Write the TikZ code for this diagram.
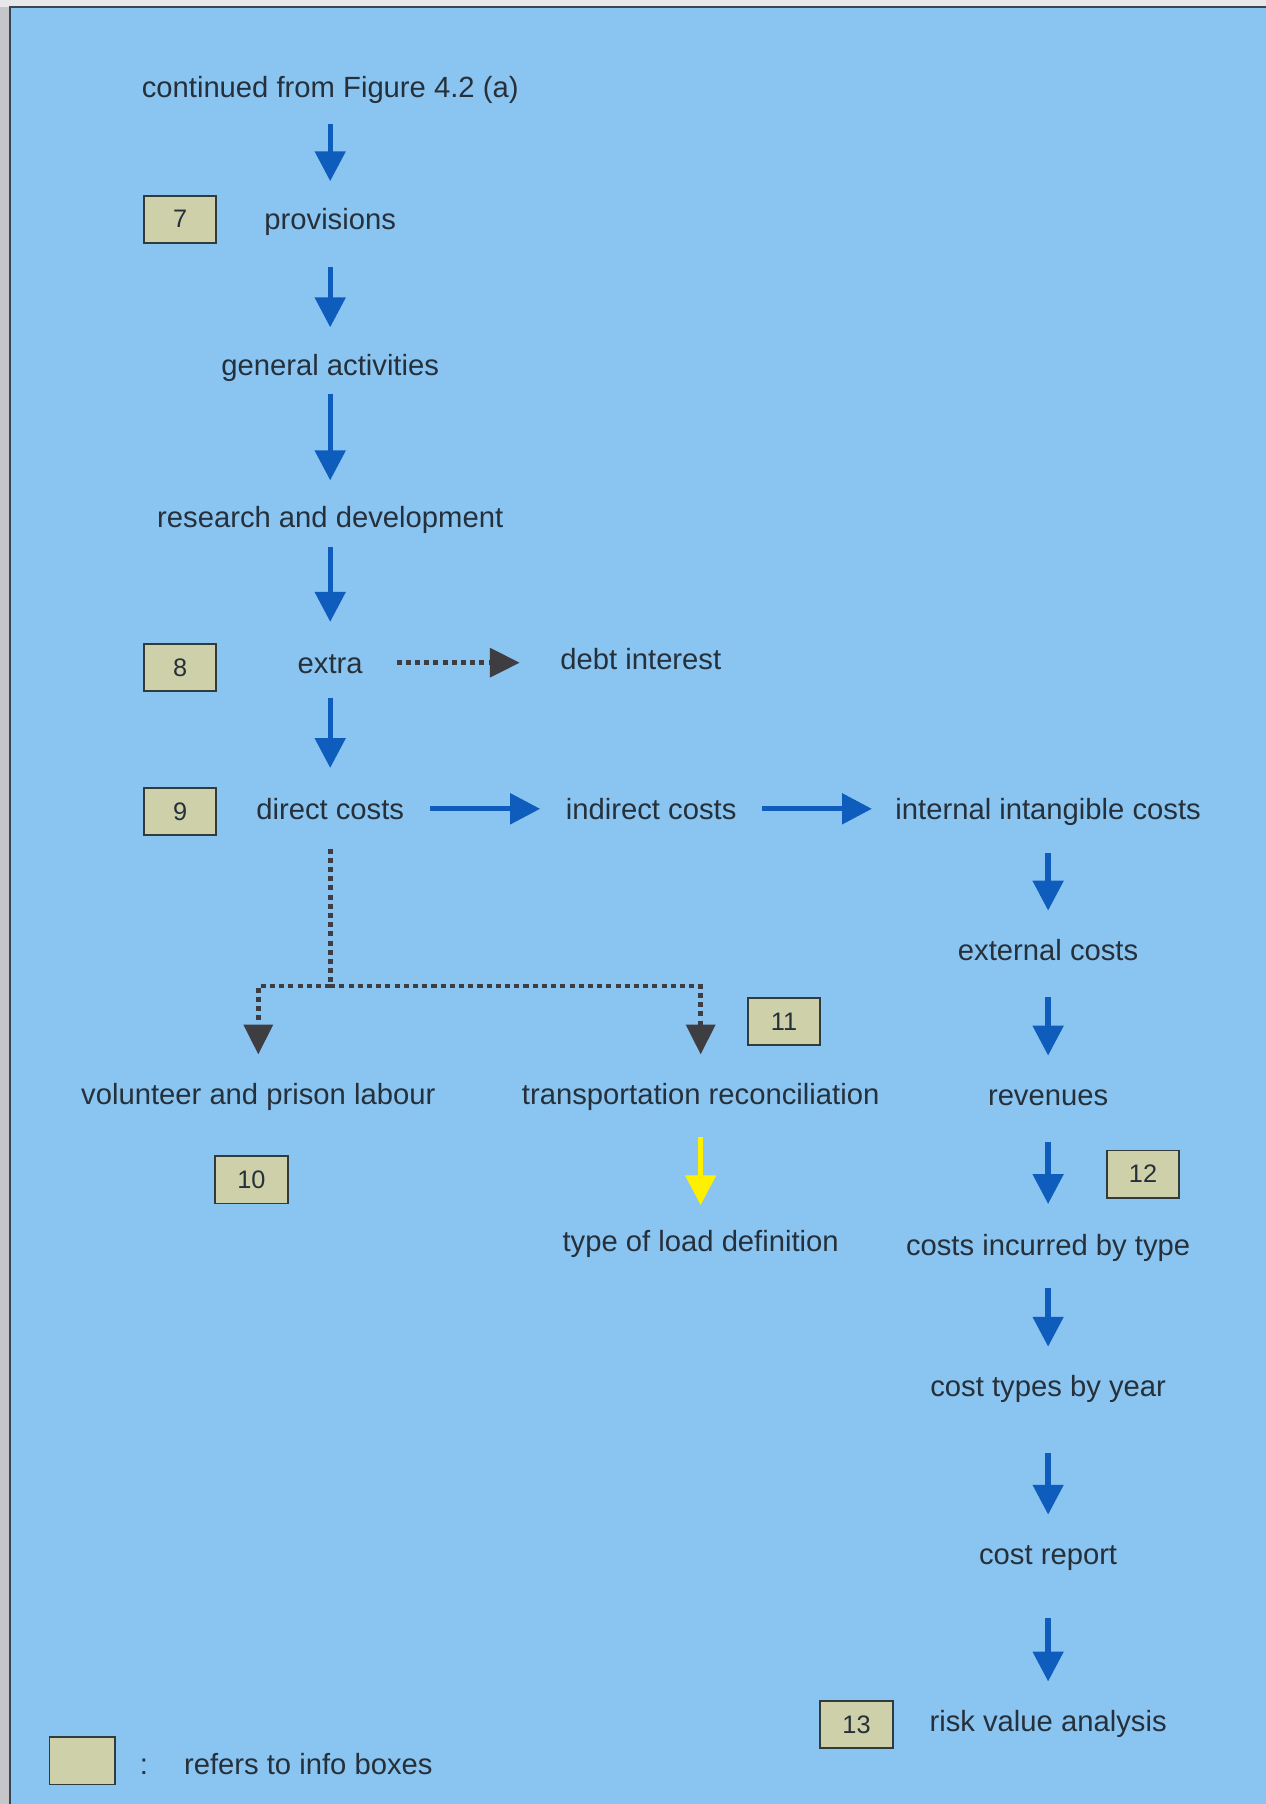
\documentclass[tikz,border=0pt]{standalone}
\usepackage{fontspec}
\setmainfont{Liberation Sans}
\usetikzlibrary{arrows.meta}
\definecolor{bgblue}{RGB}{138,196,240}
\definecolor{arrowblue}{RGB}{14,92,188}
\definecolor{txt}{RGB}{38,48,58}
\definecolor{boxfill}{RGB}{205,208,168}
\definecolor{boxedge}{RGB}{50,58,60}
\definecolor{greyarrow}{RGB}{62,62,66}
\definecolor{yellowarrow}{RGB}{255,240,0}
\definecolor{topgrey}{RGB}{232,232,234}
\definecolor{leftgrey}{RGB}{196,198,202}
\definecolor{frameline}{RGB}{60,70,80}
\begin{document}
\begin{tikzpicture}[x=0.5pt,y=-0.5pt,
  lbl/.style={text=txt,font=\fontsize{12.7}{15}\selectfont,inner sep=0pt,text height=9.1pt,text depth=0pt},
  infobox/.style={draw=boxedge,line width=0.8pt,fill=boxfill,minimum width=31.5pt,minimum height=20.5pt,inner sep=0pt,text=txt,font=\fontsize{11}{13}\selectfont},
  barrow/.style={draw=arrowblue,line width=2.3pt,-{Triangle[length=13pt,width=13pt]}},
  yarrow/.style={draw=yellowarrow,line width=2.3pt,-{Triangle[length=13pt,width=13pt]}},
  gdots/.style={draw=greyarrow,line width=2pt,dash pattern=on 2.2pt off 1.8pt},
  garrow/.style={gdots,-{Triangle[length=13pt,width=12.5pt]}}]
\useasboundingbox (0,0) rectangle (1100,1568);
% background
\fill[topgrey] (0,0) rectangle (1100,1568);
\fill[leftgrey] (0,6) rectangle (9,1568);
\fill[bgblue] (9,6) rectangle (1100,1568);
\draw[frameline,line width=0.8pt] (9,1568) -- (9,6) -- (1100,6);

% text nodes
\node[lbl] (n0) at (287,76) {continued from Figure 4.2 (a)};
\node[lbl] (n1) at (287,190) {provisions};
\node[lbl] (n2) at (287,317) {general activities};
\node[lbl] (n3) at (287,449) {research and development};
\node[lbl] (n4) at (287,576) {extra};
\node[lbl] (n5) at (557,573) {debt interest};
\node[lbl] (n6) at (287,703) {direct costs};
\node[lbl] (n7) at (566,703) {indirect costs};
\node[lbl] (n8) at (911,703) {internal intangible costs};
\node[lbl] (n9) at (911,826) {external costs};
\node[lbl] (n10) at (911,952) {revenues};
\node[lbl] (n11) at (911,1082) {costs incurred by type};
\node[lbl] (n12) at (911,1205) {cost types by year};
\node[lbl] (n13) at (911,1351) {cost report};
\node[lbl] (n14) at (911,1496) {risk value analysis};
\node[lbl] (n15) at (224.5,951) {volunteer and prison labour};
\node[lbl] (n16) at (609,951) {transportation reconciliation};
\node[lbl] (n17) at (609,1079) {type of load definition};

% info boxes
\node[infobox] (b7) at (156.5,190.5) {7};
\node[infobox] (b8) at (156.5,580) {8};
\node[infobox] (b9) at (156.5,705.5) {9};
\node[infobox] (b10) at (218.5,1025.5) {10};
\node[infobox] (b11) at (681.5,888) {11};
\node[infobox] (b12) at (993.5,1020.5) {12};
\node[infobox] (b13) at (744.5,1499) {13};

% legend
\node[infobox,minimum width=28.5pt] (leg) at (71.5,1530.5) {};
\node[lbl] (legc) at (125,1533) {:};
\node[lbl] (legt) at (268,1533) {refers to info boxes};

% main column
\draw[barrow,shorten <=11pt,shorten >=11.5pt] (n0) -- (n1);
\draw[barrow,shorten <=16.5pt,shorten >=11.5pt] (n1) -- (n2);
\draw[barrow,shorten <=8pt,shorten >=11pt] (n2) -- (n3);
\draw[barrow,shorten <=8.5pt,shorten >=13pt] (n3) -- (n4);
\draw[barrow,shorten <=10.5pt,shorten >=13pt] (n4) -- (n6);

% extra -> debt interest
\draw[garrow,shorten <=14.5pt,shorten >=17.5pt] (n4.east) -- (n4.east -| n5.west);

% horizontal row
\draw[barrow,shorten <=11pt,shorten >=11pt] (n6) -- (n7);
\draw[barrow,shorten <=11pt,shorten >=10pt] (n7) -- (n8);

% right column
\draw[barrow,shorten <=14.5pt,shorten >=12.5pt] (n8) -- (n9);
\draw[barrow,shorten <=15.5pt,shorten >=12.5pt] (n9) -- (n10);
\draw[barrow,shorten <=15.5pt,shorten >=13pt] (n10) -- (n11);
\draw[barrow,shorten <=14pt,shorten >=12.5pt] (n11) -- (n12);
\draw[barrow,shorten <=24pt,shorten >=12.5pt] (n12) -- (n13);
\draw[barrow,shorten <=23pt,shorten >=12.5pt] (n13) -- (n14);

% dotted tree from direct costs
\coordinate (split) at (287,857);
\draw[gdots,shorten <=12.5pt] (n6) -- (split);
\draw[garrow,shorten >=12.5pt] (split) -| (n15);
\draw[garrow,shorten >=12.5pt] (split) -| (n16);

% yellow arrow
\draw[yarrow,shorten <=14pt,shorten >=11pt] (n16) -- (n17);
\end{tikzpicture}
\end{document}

*-*-*

* **STATED TASK**: From start to finish, output the listing exactly, but omit its pictures.

* **SOLUTION FOR THIS EXERCISE**:
Write the TikZ code for this diagram.
\documentclass[tikz,border=0pt]{standalone}
\usepackage{fontspec}
\setmainfont{Liberation Sans}
\usetikzlibrary{arrows.meta}
\definecolor{bgblue}{RGB}{138,196,240}
\definecolor{arrowblue}{RGB}{14,92,188}
\definecolor{txt}{RGB}{38,48,58}
\definecolor{boxfill}{RGB}{205,208,168}
\definecolor{boxedge}{RGB}{50,58,60}
\definecolor{greyarrow}{RGB}{62,62,66}
\definecolor{yellowarrow}{RGB}{255,240,0}
\definecolor{topgrey}{RGB}{232,232,234}
\definecolor{leftgrey}{RGB}{196,198,202}
\definecolor{frameline}{RGB}{60,70,80}
\begin{document}
\begin{tikzpicture}[x=0.5pt,y=-0.5pt,
  lbl/.style={text=txt,font=\fontsize{12.7}{15}\selectfont,inner sep=0pt,text height=9.1pt,text depth=0pt},
  infobox/.style={draw=boxedge,line width=0.8pt,fill=boxfill,minimum width=31.5pt,minimum height=20.5pt,inner sep=0pt,text=txt,font=\fontsize{11}{13}\selectfont},
  barrow/.style={draw=arrowblue,line width=2.3pt,-{Triangle[length=13pt,width=13pt]}},
  yarrow/.style={draw=yellowarrow,line width=2.3pt,-{Triangle[length=13pt,width=13pt]}},
  gdots/.style={draw=greyarrow,line width=2pt,dash pattern=on 2.2pt off 1.8pt},
  garrow/.style={gdots,-{Triangle[length=13pt,width=12.5pt]}}]
\useasboundingbox (0,0) rectangle (1100,1568);
% background
\fill[topgrey] (0,0) rectangle (1100,1568);
\fill[leftgrey] (0,6) rectangle (9,1568);
\fill[bgblue] (9,6) rectangle (1100,1568);
\draw[frameline,line width=0.8pt] (9,1568) -- (9,6) -- (1100,6);

% text nodes
\node[lbl] (n0) at (287,76) {continued from Figure 4.2 (a)};
\node[lbl] (n1) at (287,190) {provisions};
\node[lbl] (n2) at (287,317) {general activities};
\node[lbl] (n3) at (287,449) {research and development};
\node[lbl] (n4) at (287,576) {extra};
\node[lbl] (n5) at (557,573) {debt interest};
\node[lbl] (n6) at (287,703) {direct costs};
\node[lbl] (n7) at (566,703) {indirect costs};
\node[lbl] (n8) at (911,703) {internal intangible costs};
\node[lbl] (n9) at (911,826) {external costs};
\node[lbl] (n10) at (911,952) {revenues};
\node[lbl] (n11) at (911,1082) {costs incurred by type};
\node[lbl] (n12) at (911,1205) {cost types by year};
\node[lbl] (n13) at (911,1351) {cost report};
\node[lbl] (n14) at (911,1496) {risk value analysis};
\node[lbl] (n15) at (224.5,951) {volunteer and prison labour};
\node[lbl] (n16) at (609,951) {transportation reconciliation};
\node[lbl] (n17) at (609,1079) {type of load definition};

% info boxes
\node[infobox] (b7) at (156.5,190.5) {7};
\node[infobox] (b8) at (156.5,580) {8};
\node[infobox] (b9) at (156.5,705.5) {9};
\node[infobox] (b10) at (218.5,1025.5) {10};
\node[infobox] (b11) at (681.5,888) {11};
\node[infobox] (b12) at (993.5,1020.5) {12};
\node[infobox] (b13) at (744.5,1499) {13};

% legend
\node[infobox,minimum width=28.5pt] (leg) at (71.5,1530.5) {};
\node[lbl] (legc) at (125,1533) {:};
\node[lbl] (legt) at (268,1533) {refers to info boxes};

% main column
\draw[barrow,shorten <=11pt,shorten >=11.5pt] (n0) -- (n1);
\draw[barrow,shorten <=16.5pt,shorten >=11.5pt] (n1) -- (n2);
\draw[barrow,shorten <=8pt,shorten >=11pt] (n2) -- (n3);
\draw[barrow,shorten <=8.5pt,shorten >=13pt] (n3) -- (n4);
\draw[barrow,shorten <=10.5pt,shorten >=13pt] (n4) -- (n6);

% extra -> debt interest
\draw[garrow,shorten <=14.5pt,shorten >=17.5pt] (n4.east) -- (n4.east -| n5.west);

% horizontal row
\draw[barrow,shorten <=11pt,shorten >=11pt] (n6) -- (n7);
\draw[barrow,shorten <=11pt,shorten >=10pt] (n7) -- (n8);

% right column
\draw[barrow,shorten <=14.5pt,shorten >=12.5pt] (n8) -- (n9);
\draw[barrow,shorten <=15.5pt,shorten >=12.5pt] (n9) -- (n10);
\draw[barrow,shorten <=15.5pt,shorten >=13pt] (n10) -- (n11);
\draw[barrow,shorten <=14pt,shorten >=12.5pt] (n11) -- (n12);
\draw[barrow,shorten <=24pt,shorten >=12.5pt] (n12) -- (n13);
\draw[barrow,shorten <=23pt,shorten >=12.5pt] (n13) -- (n14);

% dotted tree from direct costs
\coordinate (split) at (287,857);
\draw[gdots,shorten <=12.5pt] (n6) -- (split);
\draw[garrow,shorten >=12.5pt] (split) -| (n15);
\draw[garrow,shorten >=12.5pt] (split) -| (n16);

% yellow arrow
\draw[yarrow,shorten <=14pt,shorten >=11pt] (n16) -- (n17);
\end{tikzpicture}
\end{document}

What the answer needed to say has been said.